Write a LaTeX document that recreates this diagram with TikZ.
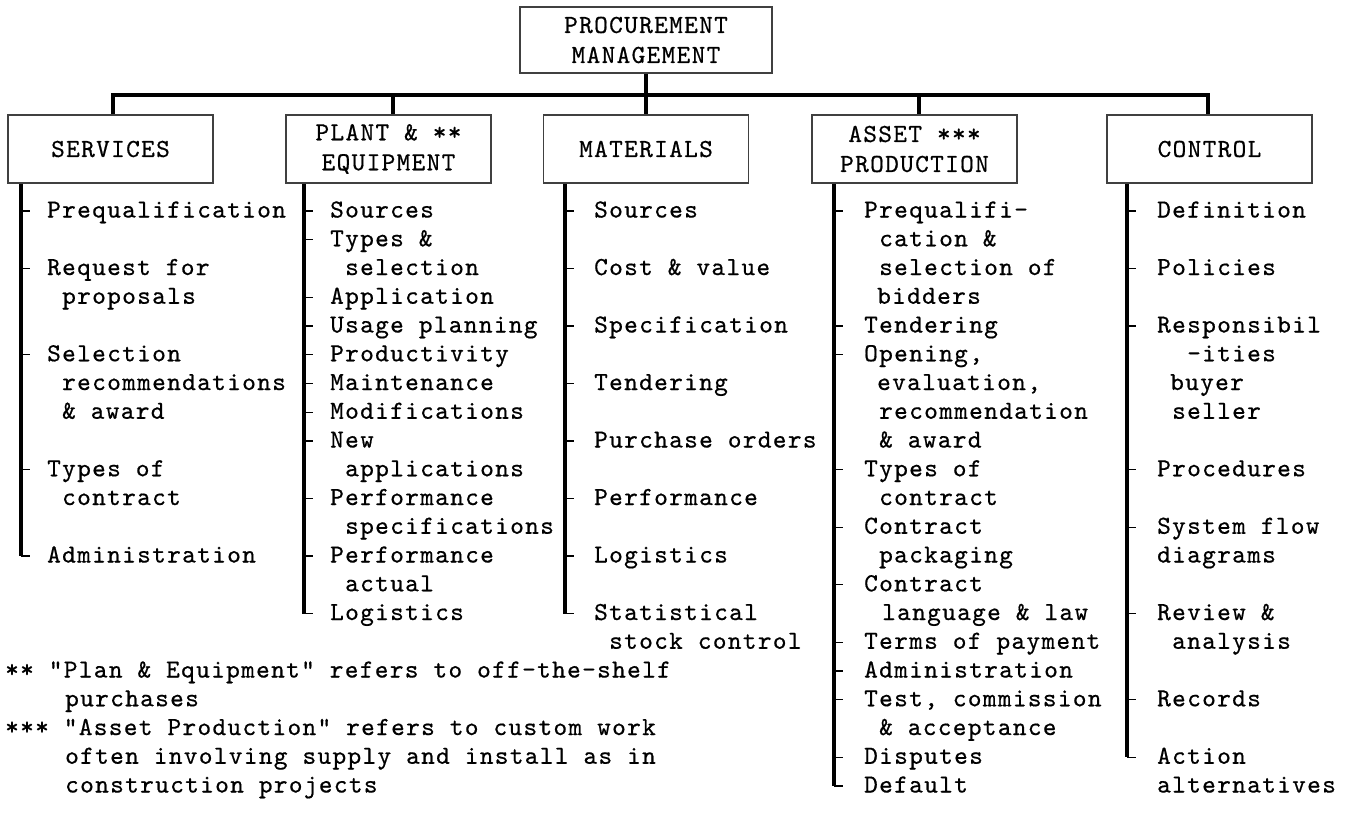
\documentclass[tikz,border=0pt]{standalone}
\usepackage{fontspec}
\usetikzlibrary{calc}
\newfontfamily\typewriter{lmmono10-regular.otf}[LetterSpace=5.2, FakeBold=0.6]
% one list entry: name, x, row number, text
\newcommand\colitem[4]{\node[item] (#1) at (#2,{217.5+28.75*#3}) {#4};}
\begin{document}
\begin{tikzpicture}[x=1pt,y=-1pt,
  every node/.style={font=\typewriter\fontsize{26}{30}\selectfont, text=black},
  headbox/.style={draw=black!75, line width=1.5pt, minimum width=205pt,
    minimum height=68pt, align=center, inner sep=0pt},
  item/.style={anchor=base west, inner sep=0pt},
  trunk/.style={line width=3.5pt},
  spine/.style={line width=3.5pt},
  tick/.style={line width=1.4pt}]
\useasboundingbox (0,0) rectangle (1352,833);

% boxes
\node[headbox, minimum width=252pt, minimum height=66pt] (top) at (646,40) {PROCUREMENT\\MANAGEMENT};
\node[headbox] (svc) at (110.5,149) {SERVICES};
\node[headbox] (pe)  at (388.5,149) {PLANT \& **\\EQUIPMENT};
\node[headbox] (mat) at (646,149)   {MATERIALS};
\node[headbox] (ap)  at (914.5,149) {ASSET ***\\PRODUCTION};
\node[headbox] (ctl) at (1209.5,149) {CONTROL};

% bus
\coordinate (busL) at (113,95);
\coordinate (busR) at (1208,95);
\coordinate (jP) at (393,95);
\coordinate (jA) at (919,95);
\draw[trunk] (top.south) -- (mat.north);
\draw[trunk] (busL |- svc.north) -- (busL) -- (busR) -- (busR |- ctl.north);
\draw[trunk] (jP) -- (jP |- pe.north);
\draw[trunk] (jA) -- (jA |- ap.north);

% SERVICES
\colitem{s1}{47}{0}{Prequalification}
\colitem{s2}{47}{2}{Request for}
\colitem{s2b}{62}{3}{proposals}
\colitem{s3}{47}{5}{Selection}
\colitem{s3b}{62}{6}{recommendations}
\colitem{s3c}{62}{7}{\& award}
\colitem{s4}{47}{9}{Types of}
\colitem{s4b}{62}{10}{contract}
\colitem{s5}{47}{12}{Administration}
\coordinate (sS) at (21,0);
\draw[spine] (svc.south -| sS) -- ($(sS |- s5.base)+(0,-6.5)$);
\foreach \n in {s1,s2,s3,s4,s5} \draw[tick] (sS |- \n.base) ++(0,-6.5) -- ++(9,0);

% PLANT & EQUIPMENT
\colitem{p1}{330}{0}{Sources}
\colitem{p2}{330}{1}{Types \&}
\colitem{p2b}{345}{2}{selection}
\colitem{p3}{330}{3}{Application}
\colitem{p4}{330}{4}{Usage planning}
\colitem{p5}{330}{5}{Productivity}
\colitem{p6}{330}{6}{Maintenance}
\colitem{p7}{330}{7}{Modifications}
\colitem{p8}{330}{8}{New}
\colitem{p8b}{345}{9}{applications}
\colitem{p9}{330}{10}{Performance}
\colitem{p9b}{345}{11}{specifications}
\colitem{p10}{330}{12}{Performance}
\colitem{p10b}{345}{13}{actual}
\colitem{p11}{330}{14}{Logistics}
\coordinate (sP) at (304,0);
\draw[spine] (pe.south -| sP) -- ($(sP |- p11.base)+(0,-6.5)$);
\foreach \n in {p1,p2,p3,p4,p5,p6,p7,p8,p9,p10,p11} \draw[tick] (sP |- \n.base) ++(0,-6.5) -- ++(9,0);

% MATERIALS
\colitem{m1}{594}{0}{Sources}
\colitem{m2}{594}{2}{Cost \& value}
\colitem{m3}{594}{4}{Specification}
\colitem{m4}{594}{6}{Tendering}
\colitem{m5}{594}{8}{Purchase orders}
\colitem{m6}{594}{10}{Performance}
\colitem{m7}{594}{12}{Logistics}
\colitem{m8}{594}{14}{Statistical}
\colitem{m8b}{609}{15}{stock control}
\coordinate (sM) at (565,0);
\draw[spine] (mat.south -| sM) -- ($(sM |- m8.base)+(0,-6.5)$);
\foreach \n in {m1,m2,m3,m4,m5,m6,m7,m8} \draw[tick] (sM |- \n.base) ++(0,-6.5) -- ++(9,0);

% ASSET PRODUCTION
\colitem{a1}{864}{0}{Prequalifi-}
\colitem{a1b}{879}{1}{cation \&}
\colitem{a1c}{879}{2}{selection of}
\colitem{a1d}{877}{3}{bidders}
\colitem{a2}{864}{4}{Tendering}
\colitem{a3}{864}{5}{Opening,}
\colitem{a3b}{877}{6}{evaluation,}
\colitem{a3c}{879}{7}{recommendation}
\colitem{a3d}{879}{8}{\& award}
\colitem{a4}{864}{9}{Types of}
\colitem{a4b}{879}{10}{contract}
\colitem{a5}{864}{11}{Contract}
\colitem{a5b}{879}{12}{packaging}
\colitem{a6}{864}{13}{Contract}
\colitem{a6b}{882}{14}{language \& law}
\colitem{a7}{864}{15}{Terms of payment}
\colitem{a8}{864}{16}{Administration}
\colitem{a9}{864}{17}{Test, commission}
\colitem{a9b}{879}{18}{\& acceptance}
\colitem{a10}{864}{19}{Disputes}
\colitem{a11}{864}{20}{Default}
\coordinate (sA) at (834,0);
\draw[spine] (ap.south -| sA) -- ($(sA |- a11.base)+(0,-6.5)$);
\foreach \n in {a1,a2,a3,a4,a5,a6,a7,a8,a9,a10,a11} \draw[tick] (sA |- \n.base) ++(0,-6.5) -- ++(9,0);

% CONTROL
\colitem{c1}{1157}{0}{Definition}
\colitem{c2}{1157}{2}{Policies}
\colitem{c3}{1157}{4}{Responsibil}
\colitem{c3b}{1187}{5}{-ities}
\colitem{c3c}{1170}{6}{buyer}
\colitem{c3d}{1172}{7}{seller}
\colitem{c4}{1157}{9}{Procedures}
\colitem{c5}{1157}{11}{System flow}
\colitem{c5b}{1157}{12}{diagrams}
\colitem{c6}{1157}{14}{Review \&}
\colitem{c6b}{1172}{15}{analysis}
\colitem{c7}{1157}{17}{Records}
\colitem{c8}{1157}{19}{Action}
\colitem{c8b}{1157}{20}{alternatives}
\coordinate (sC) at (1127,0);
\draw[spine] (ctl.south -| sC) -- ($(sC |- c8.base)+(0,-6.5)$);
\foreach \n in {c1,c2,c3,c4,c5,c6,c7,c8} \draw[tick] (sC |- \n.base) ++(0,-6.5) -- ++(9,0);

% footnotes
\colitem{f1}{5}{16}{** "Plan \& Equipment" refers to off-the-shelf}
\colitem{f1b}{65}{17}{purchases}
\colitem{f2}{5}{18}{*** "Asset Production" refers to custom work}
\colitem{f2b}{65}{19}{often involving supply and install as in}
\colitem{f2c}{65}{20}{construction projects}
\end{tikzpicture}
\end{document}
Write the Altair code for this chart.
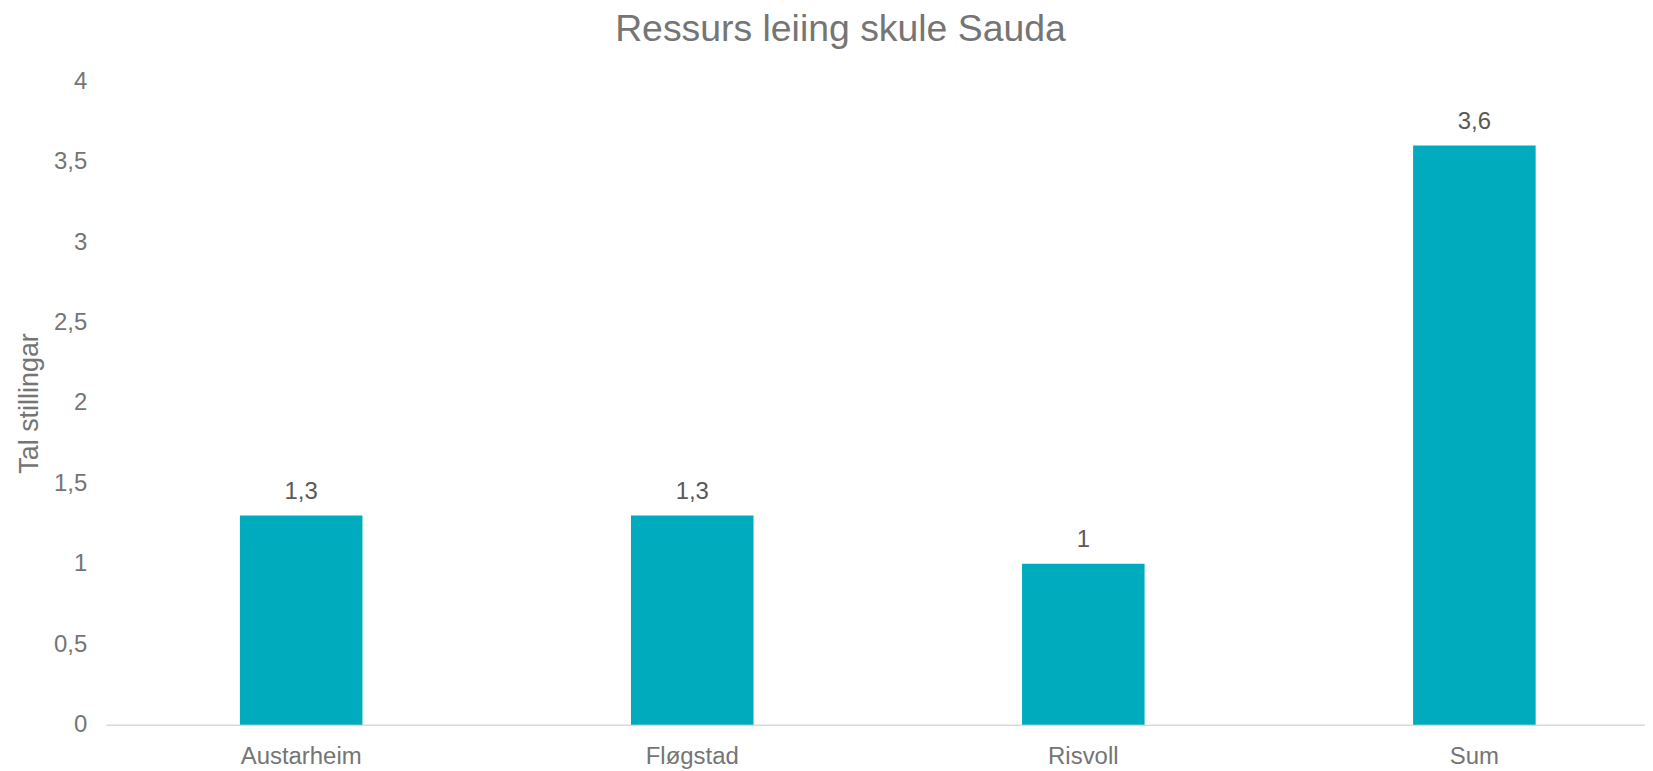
════
Description of the task ▸
From the opening line of the entries above to the line containing "(sS |- \n.base) ++(0,-6.5) -- ++(9,0);", please transcribe each line exactly, skipping every picture.

Exercise answer ▸
Write a LaTeX document that recreates this diagram with TikZ.
\documentclass[tikz,border=0pt]{standalone}
\usepackage{fontspec}
\usetikzlibrary{calc}
\newfontfamily\typewriter{lmmono10-regular.otf}[LetterSpace=5.2, FakeBold=0.6]
% one list entry: name, x, row number, text
\newcommand\colitem[4]{\node[item] (#1) at (#2,{217.5+28.75*#3}) {#4};}
\begin{document}
\begin{tikzpicture}[x=1pt,y=-1pt,
  every node/.style={font=\typewriter\fontsize{26}{30}\selectfont, text=black},
  headbox/.style={draw=black!75, line width=1.5pt, minimum width=205pt,
    minimum height=68pt, align=center, inner sep=0pt},
  item/.style={anchor=base west, inner sep=0pt},
  trunk/.style={line width=3.5pt},
  spine/.style={line width=3.5pt},
  tick/.style={line width=1.4pt}]
\useasboundingbox (0,0) rectangle (1352,833);

% boxes
\node[headbox, minimum width=252pt, minimum height=66pt] (top) at (646,40) {PROCUREMENT\\MANAGEMENT};
\node[headbox] (svc) at (110.5,149) {SERVICES};
\node[headbox] (pe)  at (388.5,149) {PLANT \& **\\EQUIPMENT};
\node[headbox] (mat) at (646,149)   {MATERIALS};
\node[headbox] (ap)  at (914.5,149) {ASSET ***\\PRODUCTION};
\node[headbox] (ctl) at (1209.5,149) {CONTROL};

% bus
\coordinate (busL) at (113,95);
\coordinate (busR) at (1208,95);
\coordinate (jP) at (393,95);
\coordinate (jA) at (919,95);
\draw[trunk] (top.south) -- (mat.north);
\draw[trunk] (busL |- svc.north) -- (busL) -- (busR) -- (busR |- ctl.north);
\draw[trunk] (jP) -- (jP |- pe.north);
\draw[trunk] (jA) -- (jA |- ap.north);

% SERVICES
\colitem{s1}{47}{0}{Prequalification}
\colitem{s2}{47}{2}{Request for}
\colitem{s2b}{62}{3}{proposals}
\colitem{s3}{47}{5}{Selection}
\colitem{s3b}{62}{6}{recommendations}
\colitem{s3c}{62}{7}{\& award}
\colitem{s4}{47}{9}{Types of}
\colitem{s4b}{62}{10}{contract}
\colitem{s5}{47}{12}{Administration}
\coordinate (sS) at (21,0);
\draw[spine] (svc.south -| sS) -- ($(sS |- s5.base)+(0,-6.5)$);
\foreach \n in {s1,s2,s3,s4,s5} \draw[tick] (sS |- \n.base) ++(0,-6.5) -- ++(9,0);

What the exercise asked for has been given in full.